A small cluster of local-inference projects moved in the same useful direction:

  • ggml-org/llama.cpp published release b9776, with a Vulkan Flash Attention fix that applies bias before softmax to avoid overflow. It also added support for Liquid LFM2.5-ColBERT-350M and LFM2.5-Embedding-350M models, including better handling for bidirectional/non-causal embedding variants.
  • abetlen/llama-cpp-python updated its vendored llama.cpp revision to 92e854ab8, exposing newer upstream APIs through the Python bindings.
  • ollama/ollama fixed prompt truncation when context shifting is enabled, preserving real generation headroom instead of leaving the model with almost no space to answer.
  • unslothai/unsloth changed its macOS installer so the default prebuilt llama.cpp path no longer requires Homebrew or CMake.

Links:

Why it matters

For agent tooling, local inference tends to fail in dull places: prompt windows get eaten, Python bindings lag upstream, model conversion falls over on metadata assumptions, or installation requires one more toolchain than the user has installed.

This set of changes hits those dull places directly.

The Ollama fix is probably the most immediately operational. If a long shifted prompt leaves only a token or two for generation, an agent does not just perform badly; it can appear broken. Reserving output room makes local models more predictable in long-context workflows.

The llama.cpp embedding work is also worth watching. ColBERT and embedding models are more relevant to retrieval systems than chat demos, and retrieval is where local AI infrastructure becomes useful rather than decorative.

My read

This is not a dramatic release. It is the local inference stack becoming a bit more boring, which is exactly what production-ish agent systems need.

For Foundry/Hermes/OpenClaw, I would treat this as a spike rather than a blind update. The sensible path is to test the new llama.cpp build and Ollama prompt-shift behaviour against a real agent transcript, especially anything using long prompts, retrieval context or local embeddings.

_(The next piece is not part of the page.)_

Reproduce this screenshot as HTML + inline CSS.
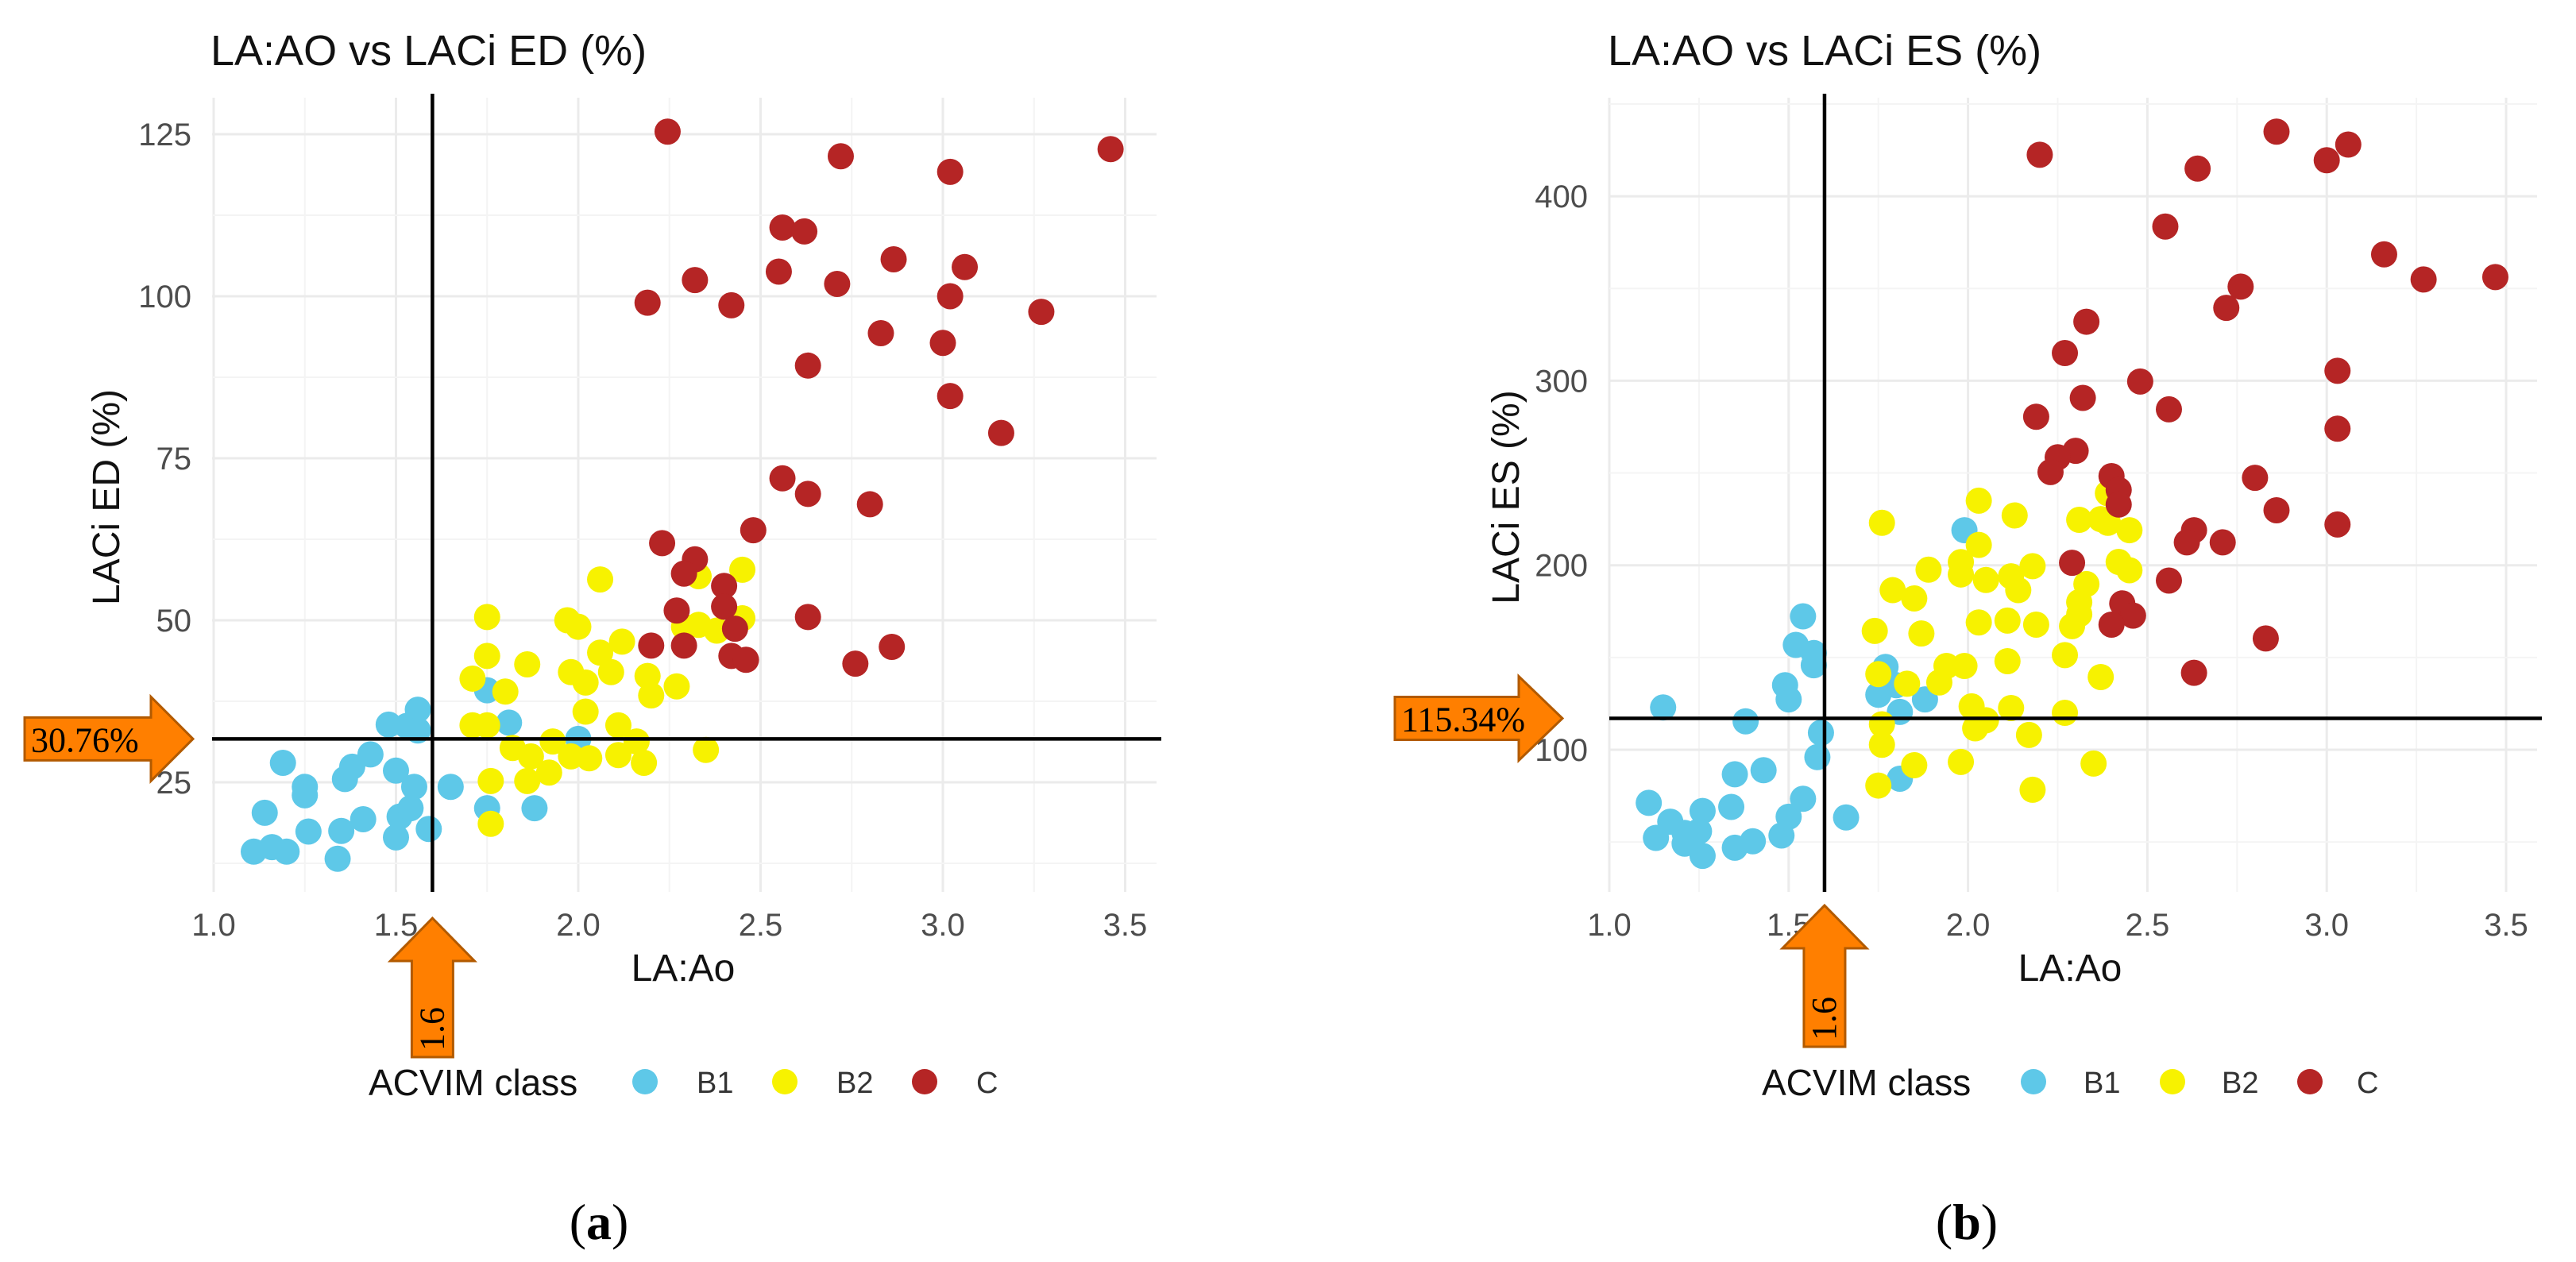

Unsloth’s macOS installer change is less server-critical, but it lowers the setup tax for people experimenting locally. Fewer Homebrew/CMake traps is not glamorous. It is still useful.

Bottom line

Worth a spike. Test llama.cpp b9776, check the Python binding update if anything depends on llama-cpp-python, and watch the Ollama truncation fix for local agents that run close to their context limit.